A group led by the buyout firm agreed in February to pay $1.1 billion, or $9.50 a share, to take the struggling company private. The deal (accounting for Apollo Education's cash pile) values the for-profit education provider at 1.6 times its earnings before interest, taxes, depreciation and amortization, which makes it substantially cheaper than its rivals and worth the cost of betting on a turnaround.
But with a looming shareholder vote on April 28, the deal could be blocked by the efforts of Apollo Education's two largest shareholders, Schroders and First Pacific Advisors, who believe the stock is worth a lot more. The duo own a combined stake of 23 percent, according to data compiled by Bloomberg, and could encourage other large shareholders to follow their lead. (Apollo Education's shares closed Friday at $7.61 a share, roughly a 25 percent discount to the buyout offer, highlighting a healthy dose of skepticism about whether the deal proceeds).
First Pacific has previously said the company is worth roughly $29 a share, while Schroders said in February that it'd be voting against the offer in the absence of more information. It's unclear if Schroders' stance has changed since Apollo Education's board outlined its rationale for recommending the deal in fillings. But the fact that Schroders has said it sees the potential for "multiple hundreds of percent of upside" for the stock in future years suggests it may not be convinced.
That wouldn't bode well for Apollo Global and its partners because the acquisition needs support from at least 50 percent of Apollo Education's Class A shareholders (Class B shareholders have already agreed to vote for the transaction). While proxy advisory firm Glass, Lewis & Co. last week recommended shareholders approve the deal, Institutional Shareholder Services said Monday they should oppose it because of the "extraordinarily low valuation being offered" and the potential for upside as a stand-alone company.
Here's a solution for the buyer group to consider before the April 28 vote in Phoenix: Sweeten the offer by adding a contingent value right, known as a CVR. An inclusion wouldn't require Apollo Global and its partners to dig deep for an additional upfront payout. Rather, it would allow shareholders to receive a bonus payment (or payments) in the future if the company achieves predetermined financial milestones over various periods. Though the buyers' returns would stand to be dented if a turnaround goes as planned, it'd be better than no deal at all.
The CVR has been in the toolkit of other recent buyers and sellers.

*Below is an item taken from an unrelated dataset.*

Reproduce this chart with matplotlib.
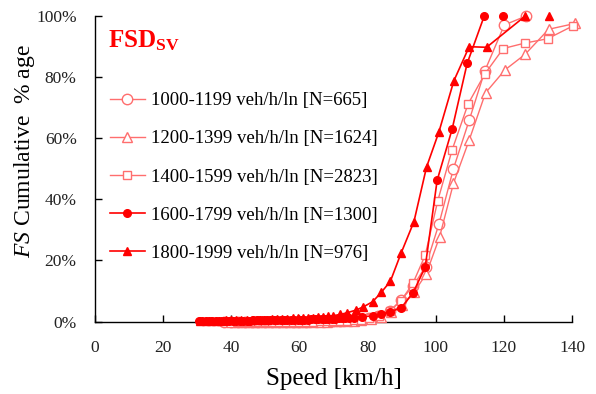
import matplotlib
matplotlib.use("Agg")
import matplotlib.pyplot as plt
from matplotlib.ticker import FuncFormatter

plt.rcParams['font.family'] = ['Liberation Serif', 'DejaVu Serif']
plt.rcParams['mathtext.fontset'] = 'custom'
plt.rcParams['mathtext.rm'] = 'Liberation Serif'
plt.rcParams['mathtext.it'] = 'Liberation Serif:italic'
plt.rcParams['mathtext.bf'] = 'Liberation Serif:bold'

labels = ["1000-1199 veh/h/ln [N=665]", "1200-1399 veh/h/ln [N=1624]",
          "1400-1599 veh/h/ln [N=2823]", "1600-1799 veh/h/ln [N=1300]",
          "1800-1999 veh/h/ln [N=976]"]

# 1000-1199 (open circles)
s1 = [38, 40, 42, 44, 46, 48, 50, 52, 54, 56, 58, 60, 62, 64, 66, 68, 70, 72, 74, 76, 78,
      80.5, 83, 86.6, 89.8, 93.3, 97.0, 100.9, 105.2, 109.8, 114.4, 120.1, 126.4]
p1 = [0, 0, 0, 0, 0, 0, 0, 0, 0, 0, 0, 0, 0, 0.1, 0.1, 0.2, 0.2, 0.3, 0.4, 0.6, 0.8,
      1.0, 1.8, 3.5, 7.0, 11.5, 18.0, 31.8, 50.1, 65.9, 82.1, 97.1, 100]
# 1200-1399 (open triangles)
s2 = [40, 42, 44, 46, 48, 50, 52, 54, 56, 58, 60, 62, 64, 66, 68, 70, 72, 74, 76, 78,
      81, 84, 87, 90, 93.6, 97.2, 101.1, 105.2, 109.8, 114.6, 120.3, 126.2, 133.1, 140.8]
p2 = [0, 0, 0, 0, 0, 0, 0, 0, 0, 0, 0, 0, 0, 0, 0, 0.1, 0.1, 0.2, 0.3, 0.5,
      0.9, 1.6, 3.0, 5.5, 9.5, 15.6, 27.6, 45.3, 59.4, 74.9, 82.4, 87.5, 95.7, 97.6]
# 1400-1599 (open squares)
s3 = [42, 44, 46, 48, 50, 52, 54, 56, 58, 60, 62, 64, 66, 68, 70, 72, 74, 76, 78,
      80.5, 83.5, 86.6, 89.8, 93.3, 96.9, 100.6, 104.8, 109.5, 114.4, 119.8, 126.2, 132.8, 140.2]
p3 = [0, 0, 0, 0, 0, 0, 0, 0, 0, 0, 0, 0, 0.1, 0.1, 0.2, 0.2, 0.3, 0.4, 0.6,
      1.0, 1.8, 3.5, 6.8, 12.5, 21.7, 39.6, 56.2, 71.3, 81.1, 89.4, 91.2, 92.6, 96.8]
# 1600-1799 (filled circles)
s4 = [30.5, 31.5, 32.5, 33.5, 34.5, 35.5, 36.5, 37.5, 38.5, 39.5, 40.5, 41.5, 42.5, 43.5,
      44.5, 45.5, 46.5, 47.5, 48.5, 49.5, 50.5, 51.5, 52.5, 53.5, 54.5, 55.5, 56.5, 57.5,
      58.5, 59.5, 60.5, 61.5, 62.5, 63.5, 64.5, 65.5, 66.5, 67.5, 68.5, 69.5, 70.5, 71.5,
      72.5, 73.5, 74.5, 76, 78.5, 81.5, 84.0, 86.6, 89.8, 93.3, 96.9, 100.4, 104.8, 109.2, 114.2, 119.6]
p4 = [0.3, 0.3, 0.3, 0.3, 0.3, 0.3, 0.3, 0.3, 0.3, 0.3, 0.3, 0.3, 0.3, 0.3,
      0.3, 0.3, 0.4, 0.4, 0.4, 0.4, 0.4, 0.4, 0.4, 0.5, 0.5, 0.5, 0.5, 0.5,
      0.5, 0.6, 0.6, 0.6, 0.6, 0.7, 0.7, 0.7, 0.8, 0.8, 0.8, 0.9, 0.9, 1.0,
      1.0, 1.1, 1.2, 1.3, 1.6, 1.8, 2.4, 3.2, 4.4, 9.3, 17.8, 46.2, 63.0, 84.5, 100, 100]
# 1800-1999 (filled triangles)
s5 = [31, 32.5, 34, 35.5, 37, 38.5, 40, 41.5, 43, 44.5, 46, 47.5, 49, 50.5, 52, 53.5,
      55, 56.5, 58, 59.5, 61, 62.5, 64, 65.5, 67, 68.5, 70, 72, 74.1, 76.5, 78.8, 81.5,
      84.0, 86.7, 89.8, 93.6, 97.3, 100.9, 105.3, 109.8, 114.9, 126.2, 133.1]
p5 = [0.3, 0.3, 0.3, 0.3, 0.3, 0.4, 0.4, 0.4, 0.4, 0.5, 0.5, 0.5, 0.6, 0.6, 0.7, 0.7,
      0.8, 0.9, 1.0, 1.0, 1.1, 1.2, 1.3, 1.4, 1.5, 1.7, 1.9, 2.3, 2.9, 3.7, 4.8, 6.5,
      9.5, 13.2, 22.3, 32.7, 50.6, 62.0, 78.8, 90.0, 89.8, 100, 100]

series = [(s1, p1), (s2, p2), (s3, p3), (s4, p4), (s5, p5)]
light = '#FF6E6E'
red = '#FF0000'
styles = [
    dict(color=light, marker='o', mfc='white', mec=light, ms=7.5, mew=1.0, lw=1.0),
    dict(color=light, marker='^', mfc='white', mec=light, ms=7.5, mew=1.0, lw=1.0),
    dict(color=light, marker='s', mfc='white', mec=light, ms=5.5, mew=1.0, lw=1.0),
    dict(color=red, marker='o', mfc=red, mec=red, ms=5.5, mew=1.0, lw=1.2),
    dict(color=red, marker='^', mfc=red, mec=red, ms=5.5, mew=1.0, lw=1.2),
]
# number of trailing points drawn as isolated markers (no connecting line)
lone = [0, 0, 0, 1, 1]

fig = plt.figure(figsize=(5.96, 3.94), dpi=100)
ax = fig.add_axes([0.159, 0.184, 0.801, 0.775])

for (s, p), st, lab, nl in zip(series, styles, labels, lone):
    n = len(s) - nl
    ax.plot(s[:n], p[:n], label=lab, clip_on=False, zorder=3, **st)
    if nl:
        st2 = dict(st)
        st2['lw'] = 0
        ax.plot(s[n:], p[n:], clip_on=False, zorder=3, **st2)

ax.set_xlim(0, 140)
ax.set_ylim(0, 100)
ax.set_xticks(range(0, 141, 20))
ax.set_yticks(range(0, 101, 20))
ax.yaxis.set_major_formatter(FuncFormatter(lambda v, _: f"{int(v)}%"))
ax.tick_params(direction='in', length=5, width=1, labelsize=12.5, labelcolor='#222222')
ax.tick_params(axis='x', pad=13)
ax.tick_params(axis='y', pad=13)
for sp in ['top', 'right']:
    ax.spines[sp].set_visible(False)
for sp in ['left', 'bottom']:
    ax.spines[sp].set_linewidth(1.0)

ax.set_xlabel("Speed [km/h]", fontsize=18, labelpad=9)
ax.set_ylabel(r"$\mathit{FS}$ Cumulative  % age", fontsize=17)
ax.yaxis.set_label_coords(-0.12, 0.558)

ax.text(0.027, 0.92, r"$\mathbf{FSD}_{\mathbf{SV}}$", transform=ax.transAxes,
        color=red, fontsize=18, ha='left', va='center')

leg = ax.legend(loc='upper left', bbox_to_anchor=(0.0, 0.80), frameon=False,
                fontsize=13.5, labelspacing=1.12, handlelength=1.87, handletextpad=0.32,
                borderaxespad=0.4)

fig.savefig("out.png", dpi=100)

Television-station owner Nexstar included one as part of its deal for rival Media General and the practice is also common in pharmaceutical takeovers where companies are awaiting drug approvals.
Apollo Global itself is no stranger to contingent payments. The firm's August 2015 agreement to take a majority stake in real estate manager AR Global involved cash, equity and "future performance-related contingent consideration." (The deal ended up getting scrapped in November.)
To appease Apollo Education's shareholders, then, Apollo Global need look no further than its own playbook.
This column does not necessarily reflect the opinion of Bloomberg LP and its owners.